Spotlight on treatments: Family therapy

Spotlight on treatments: Family therapy

Most adolescents live with their families, so their home life plays a large role in the way they behave and interact with the world. When adolescents become substance abusers, clinicians often work with the addict’s family to ensure that they provide a safe, nurturing environment that will guide the teen into making positive life choices.

Family therapy has proven extremely effective as an outpatient drug addiction therapy (National Institute on Drug Abuse). When providing family therapy, clinicians can use any number of different counseling models. Some of the most effective include the following:

Brief Strategic Family Therapy (BSFT)

This type of therapy focuses on family interactions to help patients with behavioral and mental health problems remain on the path to recovery. BFST counselors observe the family’s interactions and establish a relationship with each member. During this time, the counselor identifies negative behaviors or patterns that might be causing problems for each member of the family. Then the counselor begins to introduce solutions to improve family behaviors and provide a more nurturing environment overall.

The counselor typically visits the family spread across 12 to 16 sessions. At the end of treatment, the addict will have a more structured and supportive family life, which will give him or her a better chance at remaining sober.

Family Behavior Therapy (FBT)

FBT uses positive and negative reinforcement to help addicts and their family members improve the home dynamic. The addict and at least one parent participate in two proven behavioral therapies during the treatment. The first is behavioral contracting, in which the participants receive rewards and sanctions for certain behaviors that have either a positive or negative influence.
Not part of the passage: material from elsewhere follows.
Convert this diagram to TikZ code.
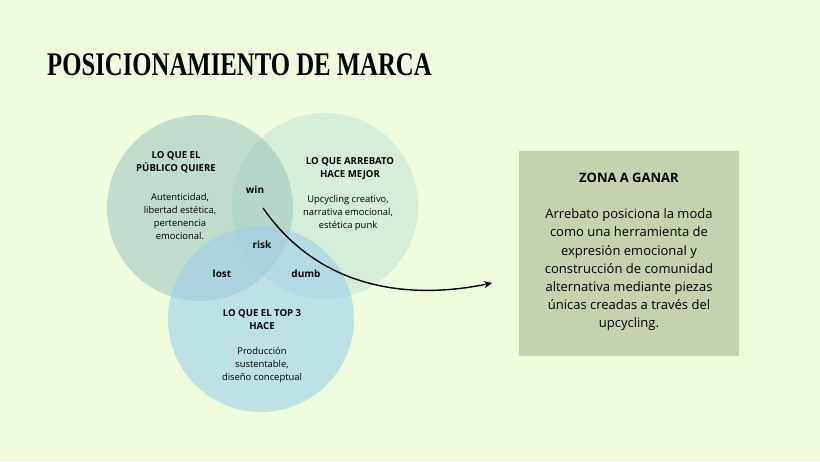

The rules are usually written out and signed by the participants to signify their agreement. The second therapy is contingency management, in which the participants receive voucher-based rewards for meeting therapy goals. The rewards typically increase as therapy progresses to prove added incentive to continue through the process.

By encouraging positive behaviors, the therapies help addicts and their families improve their relationships and create a healthier environment for the addict.

Multidimensional Family Therapy (MDFT)

MDFT addresses both family and community interaction. As such, meetings are often held outside of the home, such as in schools or other community settings. It is often used for addicts who also have conduct disorders and may have had brushes with the law. Treatment aims to increase cooperation between the family and members of the community, such as teachers, law enforcement and neighbors, to help the addict integrate back into the community. These (and some other) therapies can help families of addicts give their loved ones the help they need to achieve a real and lasting recovery.